I've been playing with this ev calculator http://www.evconvert.com/tools/evcalc/ and every time I use the warp 9 motor it shows a considerably better range than with other motors. I was wondering if someone can tell me why? Thanks


----------



## Nick Smith (Oct 26, 2007)

Maybe it uses some of the free "latent enery" everyone is going on about...


----------



## TheSGC (Nov 15, 2007)

You want to know the REAL reason why its a great motor? Its great because you can scream "WARP DRIVE!!" when you step on the petal!! Then find a mechanic named "Scotty" and it will be complete....

I just couldn't resist.

The WARP motors were designed as high end, high efficient traction motors by studying the other types of motors out there, and what the problems were with them and the end result was Warp motors.


----------



## Alex Everett (Dec 26, 2007)

TheSGC said:


> You want to know the REAL reason why its a great motor? Its great because you can scream "WARP DRIVE!!" when you step on the petal!! Then find a mechanic named "Scotty" and it will be complete....


From a very avid Star Trek Fan.... The proper statement would be....

Mr. Data, Warp Nine, Engage......

Sorry,
*I Couldn't resist  because Resistance Is Futile..*


----------



## Barbarianjeff (Apr 30, 2011)

Hi Everyone, I am new to the forum, not sure which is the correct thread to use, I am also new to the field of EV's in the truest sense of the word, I am not up on all of the Jargon used or the equipment used. I do however have an EV concept in mind and have done some research. I have a couple of questions for those who feel like answering... 

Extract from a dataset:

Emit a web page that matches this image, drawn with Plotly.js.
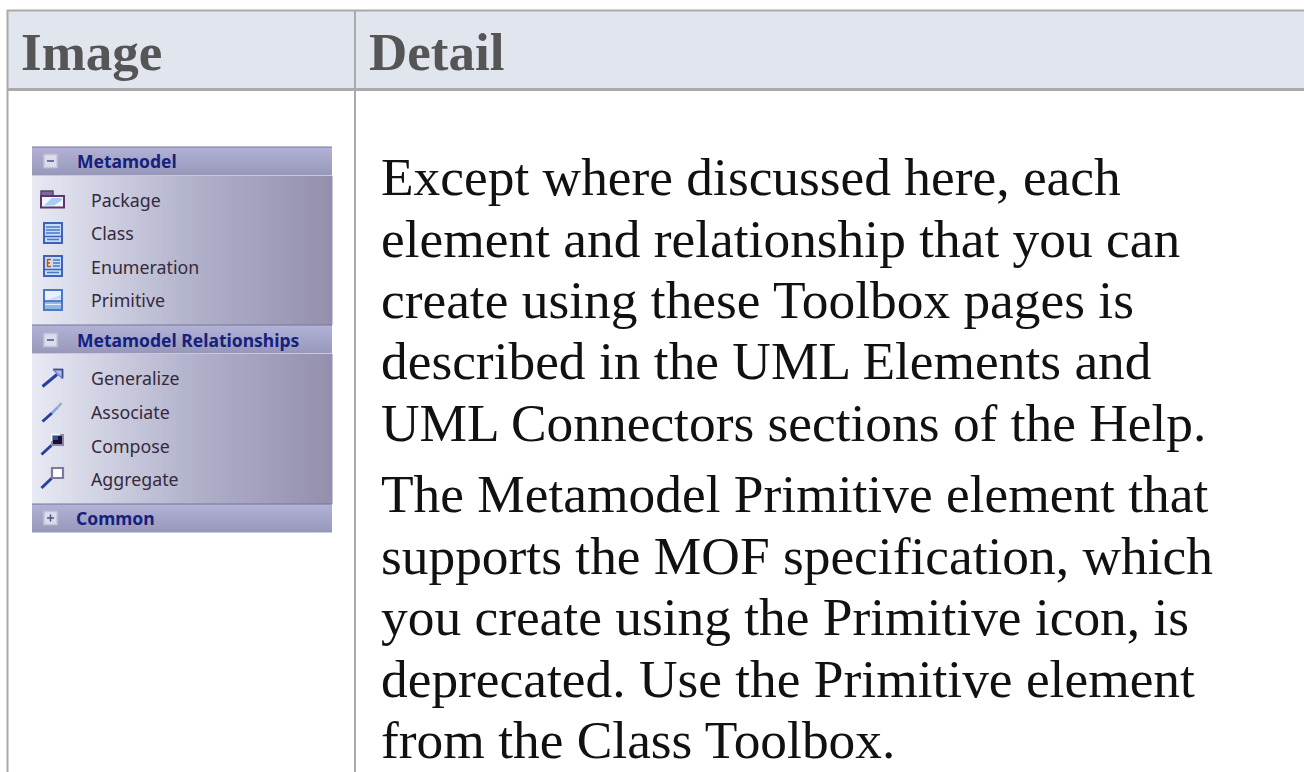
<!DOCTYPE html>
<html><head><meta charset="utf-8">
<script src="https://cdn.plot.ly/plotly-3.0.1.min.js"></script>
<style>html,body{margin:0;padding:0;background:#fff;overflow:hidden}#c{width:1304px;height:772px}</style>
</head><body><div id="c"></div>
<script>
const headers = ["Image", "Detail"];
const detailLines = [
  "Except where discussed here, each",
  "element and relationship that you can",
  "create using these Toolbox pages is",
  "described in the UML Elements and",
  "UML Connectors sections of the Help.",
  "The Metamodel Primitive element that",
  "supports the MOF specification, which",
  "you create using the Primitive icon, is",
  "deprecated. Use the Primitive element",
  "from the Class Toolbox."
];
const detailY = [177, 239, 300, 361, 423, 494, 556, 617, 679, 740];
const sections = ["Metamodel", "Metamodel Relationships", "Common"];
const sectionY = [161, 340, 518];
const sectionSign = ["−", "−", "+"];
const items = ["Package", "Class", "Enumeration", "Primitive", "Generalize", "Associate", "Compose", "Aggregate"];
const itemY = [200, 233, 267, 300, 378, 412, 446, 479];

const shapes = [], annotations = [];
const rect = (x0, y0, x1, y1, fill, line, w) => shapes.push({type: "rect", xref: "x", yref: "y", x0, y0, x1, y1,
  fillcolor: fill, line: line ? {color: line, width: w || 1} : {width: 0}});
const seg = (x0, y0, x1, y1, color, w) => shapes.push({type: "line", xref: "x", yref: "y", x0, y0, x1, y1,
  line: {color, width: w || 1}});
const poly = (pts, fill) => shapes.push({type: "path", xref: "x", yref: "y",
  path: "M" + pts.map(p => p.join(",")).join("L") + "Z", fillcolor: fill, line: {width: 0}});
const text = (t, x, y, size, color, family, anchor) => annotations.push({text: t, x, y, xref: "x", yref: "y",
  xanchor: anchor || "left", yanchor: "middle", showarrow: false, align: "left",
  font: {size, color, family}, borderpad: 0, borderwidth: 0});
const mix = (a, b, t) => "rgb(" + a.map((v, i) => Math.round(v + (b[i] - v) * t)).join(",") + ")";

// table frame
const GRID = "#aaaaaa";
rect(8, 10, 1304, 89, "#e1e5ee");
seg(7.5, 10, 7.5, 772, GRID, 2);
seg(355, 10, 355, 772, GRID, 2);
seg(7, 10.5, 1304, 10.5, GRID, 2);
seg(7, 89.5, 1304, 89.5, GRID, 3);

const SERIF = "'Liberation Serif', serif", SANS = "'Noto Sans', Tahoma, sans-serif";
text("<b>" + headers[0] + "</b>", 21, 52, 53, "#555555", SERIF);
text("<b>" + headers[1] + "</b>", 369, 52, 53, "#555555", SERIF);
detailLines.forEach((t, i) => text(t, 381, detailY[i], 53.4, "#111111", SERIF));

// toolbox panel
const PX0 = 32, PX1 = 332;
function contentBlock(y0, y1) {
  const L = [231, 233, 243], M = [176, 176, 203], R = [148, 144, 174];
  const n = 60, w = (PX1 - PX0) / n;
  for (let i = 0; i < n; i++) {
    const t = i / (n - 1);
    const c = t < 0.55 ? mix(L, M, t / 0.55) : mix(M, R, (t - 0.55) / 0.45);
    rect(PX0 + i * w, y0, PX0 + (i + 1) * w + 0.5, y1, c);
  }
}
function band(y0, y1) {
  const T = [178, 178, 216], B = [152, 152, 186], n = y1 - y0;
  for (let i = 0; i < n; i++) rect(PX0, y0 + i, PX1, y0 + i + 1, mix(T, B, i / (n - 1)));
  seg(PX0, y0, PX1, y0, "#77778f", 1);
  seg(PX0, y1 + 0.5, PX1, y1 + 0.5, "#c8c8e0", 1);
}
contentBlock(176, 325);
contentBlock(354, 504);
band(147, 175);
band(325, 353);
band(504, 532);

sections.forEach((s, i) => {
  const y = sectionY[i];
  rect(44, y - 6.5, 57, y + 6.5, "#dcdcec", "#c4c4d8", 1.5);
  seg(47, y, 54, y, "#50508a", 1.5);
  if (sectionSign[i] === "+") seg(50.5, y - 3.5, 50.5, y + 3.5, "#50508a", 1.5);
  text("<b>" + s + "</b>", i === 2 ? 76 : 77, y, 17.5, "#14217e", SANS);
});
items.forEach((s, i) => text(s, 91, itemY[i], 17.8, "#352a3c", SANS));

// icons
const NAVY = "#2a3f9e";
// package
rect(41, 191, 53, 197, "#7a6a9a", "#5a3f70", 1.5);
rect(41, 196, 64, 207.5, "#f2f6fc", "#5e3470", 2);
poly([[44, 205.5], [52, 198], [62, 198], [62, 200], [54, 205.5]], "#a8cdf0");
function classIcon(y, enumIcon) {
  rect(44, y - 10, 62, y + 10, "#c4dcf6", "#3f62b8", 2);
  if (enumIcon) {
    rect(46, y - 8, 51.5, y + 2, "#ecd8cc");
    seg(47, y - 6.5, 51, y - 6.5, "#a05a3a", 1.5);
    seg(47, y - 3, 50, y - 3, "#a05a3a", 1.5);
    seg(47, y + 0.5, 51, y + 0.5, "#a05a3a", 1.5);
    seg(47.5, y - 7, 47.5, y + 1, "#a05a3a", 1.5);
    [-6, -3, 0].forEach(d => seg(53, y + d, 60, y + d, "#4a78c8", 1.5));
  } else {
    [-6, -3, 0].forEach(d => seg(46, y + d, 60, y + d, "#4a78c8", 1.5));
  }
  seg(44, y + 3.5, 62, y + 3.5, "#3f62b8", 1.5);
  seg(47, y + 6.5, 59, y + 6.5, "#4a78c8", 1.5);
}
classIcon(itemY[1], false);
classIcon(itemY[2] - 1, true);
// primitive
const py = itemY[3];
rect(44, py - 10, 62, py + 10, "#e8f2fc", "#4a78c4", 2);
poly([[45, py + 1], [61, py - 5], [61, py - 1], [45, py + 1]], "#c4dcf6");
rect(45, py + 1, 61, py + 9, "#8fb6e6");
seg(44, py + 1, 62, py + 1, "#3a62b0", 1.5);
seg(45, py + 4.5, 61, py + 4.5, "#e4eefa", 1.2);
// generalize
const gy = itemY[4];
seg(42.5, gy + 8.5, 57, gy - 3.5, NAVY, 3);
poly([[53, gy - 9], [63, gy - 9], [63, gy + 0.5]], "#b8bee0");
seg(53, gy - 8.5, 63, gy - 8.5, "#3a4a9a", 1.8);
seg(62.5, gy - 9, 62.5, gy + 0.5, "#3a4a9a", 1.8);
seg(53, gy - 8.5, 62.5, gy + 0.5, "#6a78c0", 1.2);
// associate
const ay = itemY[5];
seg(42.5, ay + 9.5, 52, ay + 1, NAVY, 3);
seg(52, ay + 1, 58, ay - 5, "#7fa8dc", 2.5);
seg(58, ay - 5, 61.5, ay - 9, "#a8a8bc", 2.5);
// compose
const cy = itemY[6];
seg(41.5, cy + 8.5, 54, cy - 3, NAVY, 3);
rect(52, cy - 11, 63, cy - 1, "#181030", "#8a8aa8", 2);
seg(51, cy - 11.5, 60, cy - 11.5, "#ffffff", 1.2);
seg(51.5, cy - 11, 51.5, cy - 5, "#ffffff", 1.2);
rect(53, cy - 10, 58, cy - 6, "#2e4fb0");
// aggregate
const gg = itemY[7];
seg(41.5, gg + 9, 54, gg - 3, NAVY, 3);
rect(52, gg - 11, 63, gg - 1, "#ffffff", "#7a7aa0", 2.2);

Plotly.newPlot("c", [], {
  width: 1304, height: 772,
  margin: {l: 0, r: 0, t: 0, b: 0, pad: 0},
  paper_bgcolor: "#ffffff", plot_bgcolor: "#ffffff", showlegend: false,
  xaxis: {range: [0, 1304], visible: false, fixedrange: true},
  yaxis: {range: [772, 0], visible: false, fixedrange: true},
  shapes, annotations
}, {displayModeBar: false, staticPlot: true});
</script>
</body></html>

What is the LOWEST functional voltage that a *Warp 9 DC* motor can operate at? *Also, what would the continuous amperage draw be on the Warp 9 when maintaining the EV at highway speeds when **hooked up to 24, 36 or 48 Volt assuming it can operate under such low voltage?* I am very restricted to space availability so do not have much room for large battery banks. At this level of development I am more interested to see if my concept will work the way I hope it will rather than looking for mileage range.


----------



## slumpp (Jun 29, 2008)

I am looking for the optium voltage to operate a warp 9 . The voltage rating for the Warp 9 is actually 72 volts. I am also looking for info on an Advance DC motor.


But


Barbarianjeff said:


> Hi Everyone, I am new to the forum, not sure which is the correct thread to use, I am also new to the field of EV's in the truest sense of the word, I am not up on all of the Jargon used or the equipment used. I do however have an EV concept in mind and have done some research. I have a couple of questions for those who feel like answering...
> 
> What is the LOWEST functional voltage that a *Warp 9 DC* motor can operate at? *Also, what would the continuous amperage draw be on the Warp 9 when maintaining the EV at highway speeds when **hooked up to 24, 36 or 48 Volt assuming it can operate under such low voltage?* I am very restricted to space availability so do not have much room for large battery banks. At this level of development I am more interested to see if my concept will work the way I hope it will rather than looking for mileage range.


----------



## DavidDymaxion (Dec 1, 2008)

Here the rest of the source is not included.